Interestingly the next day, the Chairman and Managing Director of the NHPC, Balraj Joshi met the Chief Minister of Sikkim, Pawan Chamling in Delhi. He requested support from the CM to complete the Social Impact Assessment. The CM assured him that all support would be given regarding any clearances and the timely implementation of the project. Apparently being ecologically conscious is limited only to organic produce.
In 2013, the Standing Committee of the National Board for Wildlife (SC-NBWL) under the Ministry of Environment and Forests (MoEF) had constituted a 4-member site inspection team. In its final report the team noted that there was widespread destruction to the fragile environment. The dam would be located barely 4 km from the Fambonglho Wildlife Sanctuary. However, the Supreme Court had directed in Goa Foundation v. Union of India that all cases where the project had received environmental clearances but was located within 10 km from an ecologically sensitive area and should be referred to the SC-NBWL. The team also noted several migratory fish species that would be affected, as well fishing cats and other flora and fauna.

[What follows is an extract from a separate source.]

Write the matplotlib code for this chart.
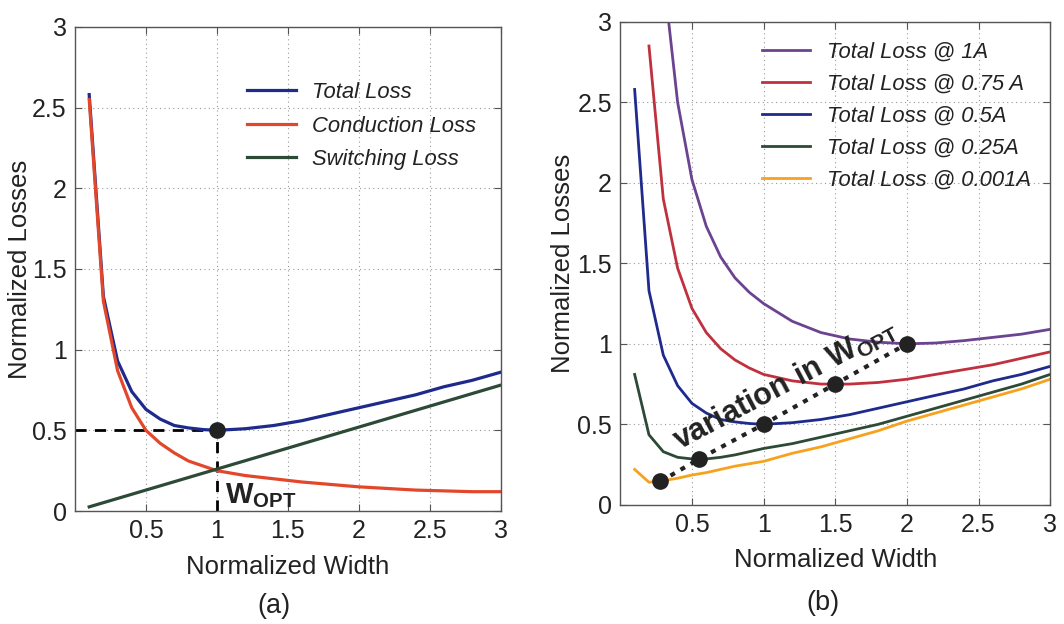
import matplotlib
matplotlib.use("Agg")
import matplotlib.pyplot as plt
import numpy as np

plt.rcParams['font.family'] = ['Liberation Sans', 'DejaVu Sans']
plt.rcParams['mathtext.fontset'] = 'custom'
plt.rcParams['mathtext.rm'] = 'Liberation Sans'
plt.rcParams['mathtext.bf'] = 'Liberation Sans:bold'

# Breite (normiert)
width = [0.1, 0.2, 0.3, 0.4, 0.5, 0.6, 0.7, 0.8, 0.9, 1.0,
         1.2, 1.4, 1.6, 1.8, 2.0, 2.2, 2.4, 2.6, 2.8, 3.0]

# Verluste (a)
total_loss = [2.58, 1.33, 0.93, 0.74, 0.63, 0.57, 0.53, 0.515, 0.505, 0.50,
              0.51, 0.53, 0.56, 0.60, 0.64, 0.68, 0.72, 0.77, 0.81, 0.86]
conduction_loss = [2.55, 1.30, 0.87, 0.64, 0.50, 0.42, 0.36, 0.31, 0.28, 0.25,
                   0.22, 0.20, 0.18, 0.165, 0.15, 0.14, 0.13, 0.125, 0.12, 0.12]
switching_loss = [0.026, 0.052, 0.078, 0.104, 0.13, 0.156, 0.182, 0.208, 0.234, 0.26,
                  0.312, 0.364, 0.416, 0.468, 0.52, 0.572, 0.624, 0.676, 0.728, 0.78]

# Verluste (b), verschiedene Ströme
nan = np.nan
loss_1A = [nan, nan, 3.30, 2.50, 2.02, 1.73, 1.54, 1.41, 1.32, 1.25,
           1.14, 1.07, 1.03, 1.01, 1.00, 1.005, 1.02, 1.04, 1.06, 1.09]
loss_075A = [nan, 2.85, 1.90, 1.47, 1.22, 1.07, 0.97, 0.90, 0.85, 0.81,
             0.77, 0.75, 0.75, 0.76, 0.78, 0.81, 0.84, 0.87, 0.91, 0.95]
loss_05A = total_loss
loss_025A = [0.81, 0.435, 0.33, 0.295, 0.285, 0.285, 0.295, 0.31, 0.33, 0.35,
             0.38, 0.42, 0.46, 0.50, 0.55, 0.60, 0.65, 0.70, 0.75, 0.81]
loss_0001A = [0.22, 0.14, 0.15, 0.165, 0.185, 0.20, 0.22, 0.24, 0.255, 0.27,
              0.32, 0.36, 0.41, 0.46, 0.52, 0.57, 0.62, 0.67, 0.72, 0.78]

# Optimale Breiten
w_opt = [0.28, 0.55, 1.0, 1.5, 2.0]
loss_opt = [0.145, 0.285, 0.50, 0.75, 1.0]

labels_b = ['Total Loss @ 1A', 'Total Loss @ 0.75 A', 'Total Loss @ 0.5A',
            'Total Loss @ 0.25A', 'Total Loss @ 0.001A']
colors_b = ['#6b4390', '#c0303e', '#1e2a8c', '#2c4a36', '#f7a21e']

x_ticks = [0.5, 1, 1.5, 2, 2.5, 3]
x_ticklabels = ['0.5', '1', '1.5', '2', '2.5', '3']
y_ticks = [0, 0.5, 1, 1.5, 2, 2.5, 3]
y_ticklabels = ['0', '0.5', '1', '1.5', '2', '2.5', '3']

fig = plt.figure(figsize=(10.64, 6.24), dpi=100)
ax1 = fig.add_axes([0.0705, 0.181, 0.400, 0.776])
ax2 = fig.add_axes([0.583, 0.191, 0.404, 0.774])


def style_axes(ax, ylab_x):
    ax.set_xlim(0, 3)
    ax.set_ylim(0, 3)
    ax.set_xticks(x_ticks)
    ax.set_xticklabels(x_ticklabels)
    ax.set_yticks(y_ticks)
    ax.set_yticklabels(y_ticklabels)
    ax.grid(True, linestyle=(0, (1, 3)), color='#999999', linewidth=0.8)
    ax.tick_params(direction='in', top=True, right=True, labelsize=18,
                   length=5, color='#555555', pad=6, labelcolor='#222222')
    for s in ax.spines.values():
        s.set_color('#555555')
        s.set_linewidth(1.0)
    ax.set_xlabel('Normalized Width', fontsize=18.5, color='#222222', labelpad=8)
    ax.set_ylabel('Normalized Losses', fontsize=18.5, color='#222222')
    ax.yaxis.set_label_coords(ylab_x, 0.5)


# (a)
style_axes(ax1, -0.102)
ax1.plot([0, 1], [0.5, 0.5], '--', color='black', lw=2.0, dashes=(4, 3))
ax1.plot([1, 1], [0, 0.5], '--', color='black', lw=2.0, dashes=(4, 3))
ax1.plot(width, total_loss, color='#1e2a8c', lw=2.3, label='Total Loss')
ax1.plot(width, conduction_loss, color='#e2472c', lw=2.3, label='Conduction Loss')
ax1.plot(width, switching_loss, color='#2c4a36', lw=2.3, label='Switching Loss')
ax1.plot([1.0], [0.5], 'o', color='#222222', markersize=11)
ax1.text(1.06, 0.05, r'$\mathbf{W_{OPT}}$', fontsize=21, color='#222222')
ax1.legend(loc='upper left', bbox_to_anchor=(0.405, 0.886), frameon=False,
           prop={'style': 'italic', 'size': 15.8}, handlelength=2.2,
           handletextpad=0.75, labelspacing=0.57, borderpad=0, borderaxespad=0,
           labelcolor='#222222')
fig.text(0.257, 0.018, '(a)', fontsize=19.5, ha='center', color='#222222')

# (b)
style_axes(ax2, -0.106)
series_b = [loss_1A, loss_075A, loss_05A, loss_025A, loss_0001A]
for vals, lab, col in zip(series_b, labels_b, colors_b):
    ax2.plot(width, vals, color=col, lw=2.0, label=lab)
ax2.plot(w_opt, loss_opt, ':', color='#222222', lw=3.0, dashes=(1.2, 1.6))
ax2.plot(w_opt, loss_opt, 'o', color='#222222', markersize=11, linestyle='none')
ax2.text(1.15, 0.75, r'$\mathbf{variation\ in\ W_{OPT}}$', fontsize=22,
         rotation=28, ha='center', va='center', rotation_mode='anchor',
         color='#222222')
ax2.legend(loc='upper left', bbox_to_anchor=(0.33, 0.958), frameon=False,
           prop={'style': 'italic', 'size': 15.8}, handlelength=2.2,
           handletextpad=0.75, labelspacing=0.5, borderpad=0, borderaxespad=0,
           labelcolor='#222222')
fig.text(0.773, 0.022, '(b)', fontsize=19.5, ha='center', color='#222222')

fig.savefig('out.png', dpi=100)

The committee recommended that all the HEPs should be assessed together rather than on an individual basis, considering the ecological fragility of Sikkim’s environment. They also directed the MoEF to write to the Government of Sikkim and obtain information on all the HEPs being constructed in Sikkim in violation of the Supreme Court’s Order in Goa Foundation. If the projects do violate the Order, the team recommended that the all construction be stopped until a final clearance from the SC-NBWL is obtained.